Soil is the sum of its abiotic and biotic parts -
- mineral particles of different sizes and compositions derived from underlying rock
- mineral particles brought in from outside influences e.g. wind, moving water, animals
- gases and moisture adhering to the other components
- decaying organic matter (humus) - sometimes shortened to OM
- animals, plant roots, microbes and fungi that live among the minerals and humus
Soil particles are aggregated into clumps of varying sizes. These are often called peds. The spaces between them are filled with water and air.
A "standard" composition of soil is shown in the accompanying diagram.
Soil develops over long periods of time. Fundamentally, soil is derived from a so-called parent material, which consists of rocks and minerals that occur within a metre or so of the surface.
Five main interacting factors affect the formation of soil:
- parent material—minerals forming the basis of soil
- living organisms—influencing soil formation by their actions
- climate—affecting the rate of weathering and organic decomposition
- topography—grade of slope affecting drainage, erosion and deposition
- time—influencing soil depth Under temperate conditions, it can take about 20,000 years to create one metre
of soil. (What does this mean in terms of renewability?)
Interactions between these factors produce an infinite variety of soils across the earth’s surface.
What does soil do?
Soil serves several purposes
- a medium to anchor land plants in place
- a source of necessary nutrients for land plant growth
- a home for many species of organisms
- a recycling service for organic matter
- storage of forms of carbon, nitrogen and other elements
- water storage and filtration
The abiotic components
The solid mineral particles in soil (roughly 45%) are classified on the basis of size as sand, silt and clay.
|Particle Size in mm
|0.1 - 1.0
The relative proportions of these particles determines the texture of the soils.

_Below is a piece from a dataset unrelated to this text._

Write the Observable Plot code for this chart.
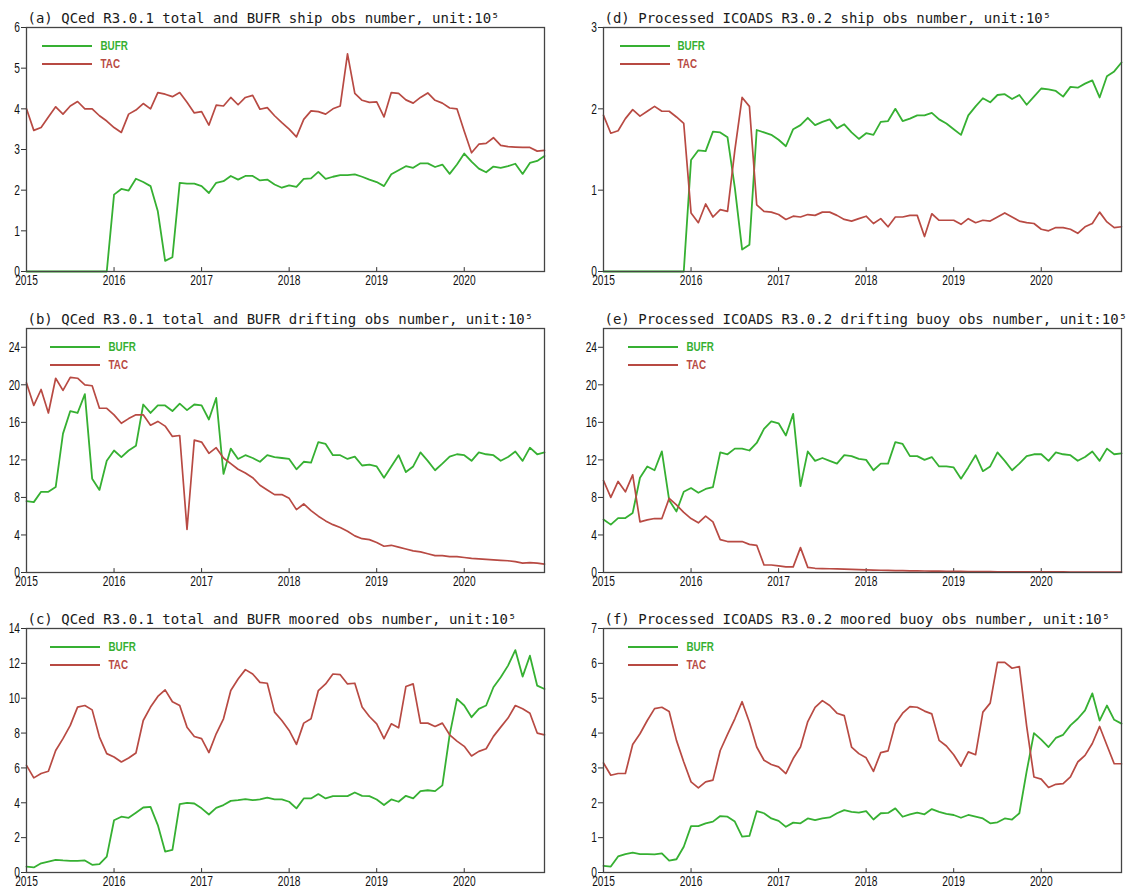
<!DOCTYPE html>
<html><head><meta charset="utf-8">
<script src="https://cdn.jsdelivr.net/npm/d3@7"></script>
<script src="https://cdn.jsdelivr.net/npm/@observablehq/plot@0.6"></script>
<style>
body{margin:0;background:#fff;}
#wrap{position:relative;width:1130px;height:892px;overflow:hidden;background:#fff;}
.panel{position:absolute;}
</style></head><body><div id="wrap"></div>
<script>
// monthly time axis Jan 2015 .. Dec 2020
const months = d3.range(72).map(i => 2015 + i / 12);
const yearTicks = [2015, 2016, 2017, 2018, 2019, 2020];

// (a) QCed R3.0.1 ship
const shipQC_TAC = [4.0,3.47,3.54,3.8,4.05,3.87,4.07,4.18,4.0,4.0,3.83,3.7,3.54,3.42,3.87,3.97,4.13,4.0,4.4,4.36,4.3,4.4,4.16,3.9,3.93,3.6,4.09,4.07,4.28,4.1,4.28,4.33,3.99,4.03,3.83,3.66,3.5,3.31,3.74,3.95,3.93,3.87,4.0,4.07,5.35,4.38,4.21,4.16,4.17,3.8,4.4,4.38,4.22,4.14,4.28,4.39,4.21,4.14,4.02,4.0,3.45,2.92,3.13,3.15,3.29,3.1,3.07,3.06,3.05,3.05,2.96,2.98];
const shipQC_BUFR = [0,0,0,0,0,0,0,0,0,0,0,0,1.89,2.03,1.99,2.28,2.2,2.1,1.48,0.26,0.35,2.18,2.16,2.16,2.1,1.93,2.18,2.22,2.35,2.26,2.35,2.35,2.24,2.26,2.14,2.06,2.12,2.08,2.28,2.29,2.45,2.28,2.33,2.37,2.37,2.39,2.33,2.26,2.2,2.1,2.39,2.49,2.59,2.55,2.66,2.66,2.57,2.63,2.4,2.63,2.9,2.7,2.53,2.44,2.58,2.55,2.59,2.65,2.4,2.67,2.72,2.84];
// (b) QCed R3.0.1 drifting
const driftQC_TAC = [20.2,17.8,19.5,17.0,20.7,19.4,20.8,20.7,20.0,19.9,17.5,17.5,16.8,15.9,16.4,16.8,16.8,15.7,16.1,15.6,14.5,14.6,4.6,14.1,13.9,12.7,13.3,12.2,11.6,11.0,10.6,10.1,9.3,8.8,8.3,8.3,7.9,6.7,7.3,6.6,6.0,5.5,5.1,4.8,4.4,3.9,3.6,3.5,3.2,2.8,2.9,2.7,2.5,2.3,2.2,2.0,1.8,1.8,1.7,1.7,1.6,1.5,1.45,1.4,1.35,1.3,1.25,1.15,1.0,1.05,1.0,0.9];
const driftQC_BUFR = [7.6,7.5,8.6,8.6,9.1,14.8,17.2,17.0,19.0,10.0,8.8,11.9,13.0,12.3,13.0,13.5,17.9,17.0,17.8,17.8,17.2,18.0,17.3,17.9,17.8,16.3,18.6,10.5,13.2,12.1,12.5,12.2,11.8,12.5,12.3,12.2,12.1,11.0,11.8,11.7,13.9,13.7,12.5,12.5,12.1,12.35,11.4,11.5,11.3,10.1,11.3,12.5,10.7,11.3,12.8,11.9,10.9,11.6,12.35,12.6,12.5,11.9,12.8,12.6,12.5,11.9,12.3,12.9,11.9,13.3,12.6,12.8];
// (c) QCed R3.0.1 moored
const mooredQC_TAC = [6.15,5.43,5.68,5.81,7.0,7.68,8.44,9.49,9.58,9.33,7.77,6.82,6.63,6.34,6.57,6.86,8.72,9.49,10.1,10.48,9.8,9.58,8.34,7.8,7.68,6.88,7.96,8.82,10.44,11.1,11.64,11.39,10.91,10.86,9.2,8.72,8.15,7.35,8.57,8.82,10.44,10.82,11.39,11.35,10.82,10.86,9.49,8.95,8.53,7.68,8.53,8.3,10.67,10.82,8.57,8.57,8.38,8.57,7.9,7.54,7.24,6.69,6.95,7.1,7.81,8.34,8.86,9.58,9.39,9.14,8.0,7.9];
const mooredQC_BUFR = [0.34,0.29,0.53,0.63,0.72,0.69,0.67,0.67,0.69,0.44,0.48,0.91,3.0,3.2,3.14,3.43,3.73,3.77,2.72,1.2,1.3,3.92,4.0,3.96,3.68,3.33,3.71,3.87,4.11,4.15,4.21,4.15,4.19,4.29,4.19,4.19,4.06,3.68,4.25,4.25,4.5,4.25,4.38,4.38,4.38,4.59,4.4,4.38,4.19,3.87,4.19,4.06,4.4,4.25,4.67,4.72,4.67,5.0,7.9,9.96,9.58,8.91,9.39,9.58,10.63,11.2,11.87,12.76,11.24,12.44,10.72,10.53];
// (d) Processed ICOADS R3.0.2 ship
const shipIC_TAC = [1.92,1.7,1.73,1.88,1.99,1.91,1.97,2.03,1.97,1.97,1.9,1.82,0.72,0.6,0.83,0.67,0.76,0.74,1.49,2.14,2.03,0.82,0.74,0.73,0.7,0.64,0.68,0.67,0.7,0.69,0.73,0.73,0.69,0.64,0.62,0.65,0.68,0.59,0.65,0.55,0.67,0.67,0.69,0.69,0.43,0.71,0.63,0.63,0.63,0.58,0.65,0.6,0.63,0.62,0.67,0.72,0.67,0.62,0.6,0.59,0.52,0.5,0.54,0.54,0.52,0.47,0.55,0.59,0.73,0.61,0.54,0.55];
const shipIC_BUFR = [0,0,0,0,0,0,0,0,0,0,0,0,1.37,1.49,1.48,1.72,1.71,1.65,1.03,0.27,0.33,1.74,1.71,1.68,1.62,1.54,1.75,1.8,1.89,1.8,1.84,1.87,1.76,1.81,1.71,1.63,1.7,1.68,1.84,1.85,2.0,1.85,1.88,1.92,1.92,1.95,1.87,1.82,1.75,1.68,1.92,2.03,2.13,2.08,2.17,2.18,2.12,2.17,2.05,2.15,2.25,2.24,2.22,2.15,2.27,2.26,2.31,2.35,2.14,2.4,2.46,2.57];
// (e) Processed ICOADS R3.0.2 drifting buoy
const driftIC_TAC = [9.8,8.0,9.7,8.6,10.4,5.4,5.6,5.75,5.75,7.9,7.2,6.4,5.75,5.3,6.0,5.4,3.5,3.3,3.3,3.3,3.0,2.9,0.8,0.8,0.7,0.6,0.6,2.65,0.55,0.45,0.42,0.4,0.38,0.35,0.33,0.3,0.28,0.26,0.24,0.22,0.2,0.19,0.18,0.17,0.16,0.15,0.14,0.13,0.12,0.11,0.1,0.1,0.09,0.09,0.08,0.08,0.08,0.07,0.07,0.07,0.06,0.06,0.06,0.06,0.05,0.05,0.05,0.05,0.05,0.05,0.05,0.05];
const driftIC_BUFR = [5.65,5.1,5.8,5.8,6.35,10.1,11.3,10.9,12.9,7.7,6.5,8.6,9.0,8.5,8.9,9.1,12.8,12.6,13.2,13.2,13.0,13.8,15.3,16.1,15.9,14.6,16.9,9.2,12.9,11.9,12.2,11.9,11.6,12.5,12.4,12.1,12.0,10.9,11.6,11.6,13.9,13.7,12.4,12.4,12.0,12.3,11.3,11.3,11.2,10.0,11.2,12.5,10.8,11.3,12.8,11.9,10.9,11.6,12.4,12.6,12.6,11.9,12.8,12.6,12.5,11.9,12.3,12.9,11.9,13.2,12.6,12.7];
// (f) Processed ICOADS R3.0.2 moored buoy
const mooredIC_TAC = [3.14,2.79,2.84,2.84,3.67,3.98,4.36,4.7,4.74,4.62,3.79,3.17,2.6,2.43,2.6,2.65,3.5,3.96,4.41,4.9,4.31,3.6,3.22,3.1,3.03,2.84,3.27,3.6,4.33,4.74,4.93,4.79,4.57,4.5,3.6,3.41,3.29,2.9,3.44,3.49,4.27,4.57,4.76,4.74,4.63,4.55,3.79,3.63,3.38,3.05,3.46,3.38,4.6,4.86,6.03,6.03,5.86,5.91,4.2,2.74,2.68,2.44,2.53,2.55,2.74,3.17,3.36,3.7,4.19,3.65,3.12,3.12];
const mooredIC_BUFR = [0.19,0.17,0.46,0.53,0.57,0.53,0.53,0.52,0.55,0.34,0.38,0.74,1.33,1.33,1.41,1.46,1.62,1.6,1.46,1.03,1.05,1.76,1.7,1.55,1.48,1.31,1.43,1.41,1.55,1.5,1.55,1.58,1.7,1.79,1.74,1.72,1.76,1.52,1.7,1.71,1.84,1.6,1.67,1.72,1.67,1.82,1.74,1.68,1.65,1.57,1.65,1.6,1.55,1.41,1.44,1.55,1.52,1.7,2.9,4.0,3.81,3.6,3.86,3.95,4.22,4.41,4.65,5.14,4.36,4.79,4.38,4.27];

const titles = [
  "(a) QCed R3.0.1 total and BUFR ship obs number, unit:10\u2075",
  "(b) QCed R3.0.1 total and BUFR drifting obs number, unit:10\u2075",
  "(c) QCed R3.0.1 total and BUFR moored obs number, unit:10\u2075",
  "(d) Processed ICOADS R3.0.2 ship obs number, unit:10\u2075",
  "(e) Processed ICOADS R3.0.2 drifting buoy obs number, unit:10\u2075",
  "(f) Processed ICOADS R3.0.2 moored buoy obs number, unit:10\u2075"
];
const yTicks = [
  [0,1,2,3,4,5,6],
  [0,4,8,12,16,20,24],
  [0,2,4,6,8,10,12,14],
  [0,1,2,3],
  [0,4,8,12,16,20,24],
  [0,1,2,3,4,5,6,7]
];
const yMax = [6, 26, 14, 3, 26, 7];
const seriesNames = ["BUFR", "TAC"];

const GREEN = "#36b032", RED = "#b84a43";
const SANS = "'Liberation Sans',Arial,sans-serif";

const panels = [
  {t:0, bufr:shipQC_BUFR,   tac:shipQC_TAC,   col:0, row:0, leg:{x1:16,x2:66,lx:74}},
  {t:1, bufr:driftQC_BUFR,  tac:driftQC_TAC,  col:0, row:1, leg:{x1:24,x2:74,lx:82}},
  {t:2, bufr:mooredQC_BUFR, tac:mooredQC_TAC, col:0, row:2, leg:{x1:24,x2:74,lx:82}},
  {t:3, bufr:shipIC_BUFR,   tac:shipIC_TAC,   col:1, row:0, leg:{x1:17,x2:67,lx:74}},
  {t:4, bufr:driftIC_BUFR,  tac:driftIC_TAC,  col:1, row:1, leg:{x1:25,x2:75,lx:83}},
  {t:5, bufr:mooredIC_BUFR, tac:mooredIC_TAC, col:1, row:2, leg:{x1:25,x2:75,lx:83}}
];
const legDy = [19, 37];

const ML = 26, MR = 8, MT = 26, MB = 22, FW = 518, FH = 244;
const colLeft = [0, 577];
const rowTop = [1, 302, 602];
const wrap = document.getElementById("wrap");

function condense(sel, k) {
  sel.each(function () {
    const L = this.getComputedTextLength();
    if (L > 0) {
      this.setAttribute("textLength", (L * k).toFixed(2));
      this.setAttribute("lengthAdjust", "spacingAndGlyphs");
    }
  });
}

for (const p of panels) {
  const ym = yMax[p.t];
  const plot = Plot.plot({
    width: ML + FW + MR,
    height: MT + FH + MB,
    marginLeft: ML, marginRight: MR, marginTop: MT, marginBottom: MB,
    style: {background: "transparent", overflow: "visible"},
    x: {domain: [months[0], months[months.length - 1]]},
    y: {domain: [0, ym]},
    marks: [
      Plot.axisY(yTicks[p.t], {tickSize: 5, tickPadding: 1.5, fontSize: 15, fontFamily: SANS, stroke: "#333", fill: "#111", tickFormat: d => String(d), label: null}),
      Plot.axisX(yearTicks, {tickSize: 0, tickPadding: 3, fontSize: 15, fontFamily: SANS, fill: "#111", tickFormat: d => String(d), label: null}),
      Plot.ruleX(yearTicks, {x: d => d, y1: 0, y2: ym * 0.016, stroke: "#333", strokeWidth: 1}),
      Plot.lineY(p.bufr, {x: (d, i) => months[i], y: d => d, stroke: GREEN, strokeWidth: 1.8}),
      Plot.lineY(p.tac, {x: (d, i) => months[i], y: d => d, stroke: RED, strokeWidth: 1.7}),
      Plot.frame({stroke: "#444", strokeWidth: 1.3}),
      Plot.text([titles[p.t]], {text: d => d, frameAnchor: "top-left", dx: 1, dy: -5, lineAnchor: "bottom", textAnchor: "start", fontFamily: "'DejaVu Sans Mono',monospace", fontSize: 14, fill: "#1a1a1a"}),
      Plot.text([seriesNames[0]], {text: d => d, frameAnchor: "top-left", dx: p.leg.lx, dy: legDy[0], lineAnchor: "middle", textAnchor: "start", fontFamily: SANS, fontWeight: "bold", fontSize: 12, fill: GREEN}),
      Plot.text([seriesNames[1]], {text: d => d, frameAnchor: "top-left", dx: p.leg.lx, dy: legDy[1], lineAnchor: "middle", textAnchor: "start", fontFamily: SANS, fontWeight: "bold", fontSize: 12, fill: RED})
    ]
  });
  // legend sample lines (decoration)
  const svg = d3.select(plot);
  [GREEN, RED].forEach((c, k) => {
    svg.append("line")
      .attr("x1", ML + p.leg.x1).attr("x2", ML + p.leg.x2)
      .attr("y1", MT + legDy[k]).attr("y2", MT + legDy[k])
      .attr("stroke", c).attr("stroke-width", 1.8);
  });
  const div = document.createElement("div");
  div.className = "panel";
  div.style.left = colLeft[p.col] + "px";
  div.style.top = rowTop[p.row] + "px";
  div.appendChild(plot);
  wrap.appendChild(div);
  // narrow the tick-label and legend lettering like the original condensed face
  condense(svg.selectAll('g[aria-label="x-axis tick label"] text, g[aria-label="y-axis tick label"] text'), 0.68);
  condense(svg.selectAll('g[aria-label="text"] text').filter(function () { return seriesNames.includes(this.textContent); }), 0.82);
}
</script></body></html>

The soil texture table is used to relate the % of each particle size grouping to the designated texture.
Most (but not all) crop plants thrive in a loam soil because it retains moisture without getting too soggy and it has adequate mineral nutrition available.
Other properties of soil
Colour is determined by the nature of minerals present. Officially the colour of soil is determined by comparison to colour swatches in a special book called a Munsell chart.
Density is the measured by dividing the weight of a given amount of soil by its volume.
Pore space is that part of the bulk volume that is not occupied by solid matter. It is open space occupied by air and/or water. This air space is needed to supply oxygen to organisms decomposing organic matter, humus, and plant roots. Pore space also allows the movement and storage of water and dissolved nutrients.
Consistency is the ability of soil to stick together and resist fragmentation and deformation. It is of use in predicting cultivation problems and also the engineering of foundations of built structures. The consistency of dry soil ranges from loose to hard, whereas that of wet soil ranges from non-sticky to sticky.
The pH scale is a measure of the acidity or alkalinity. It ranges from 0 most acidic to 14 most alkaline. 7 is regarded as neutral, neither acidic nor alkaline.
Most soils range between 3.5 to 9.5.
Soil salinity is a measure of the salt content of soil. Most commonly, it references table salt (NaCl) but may also refer to other salts.
Soil temperature is an important property that influences soil processes and reactions such as
- water and nutrient uptakes
- microbial activities
- nutrient cycling
- root growth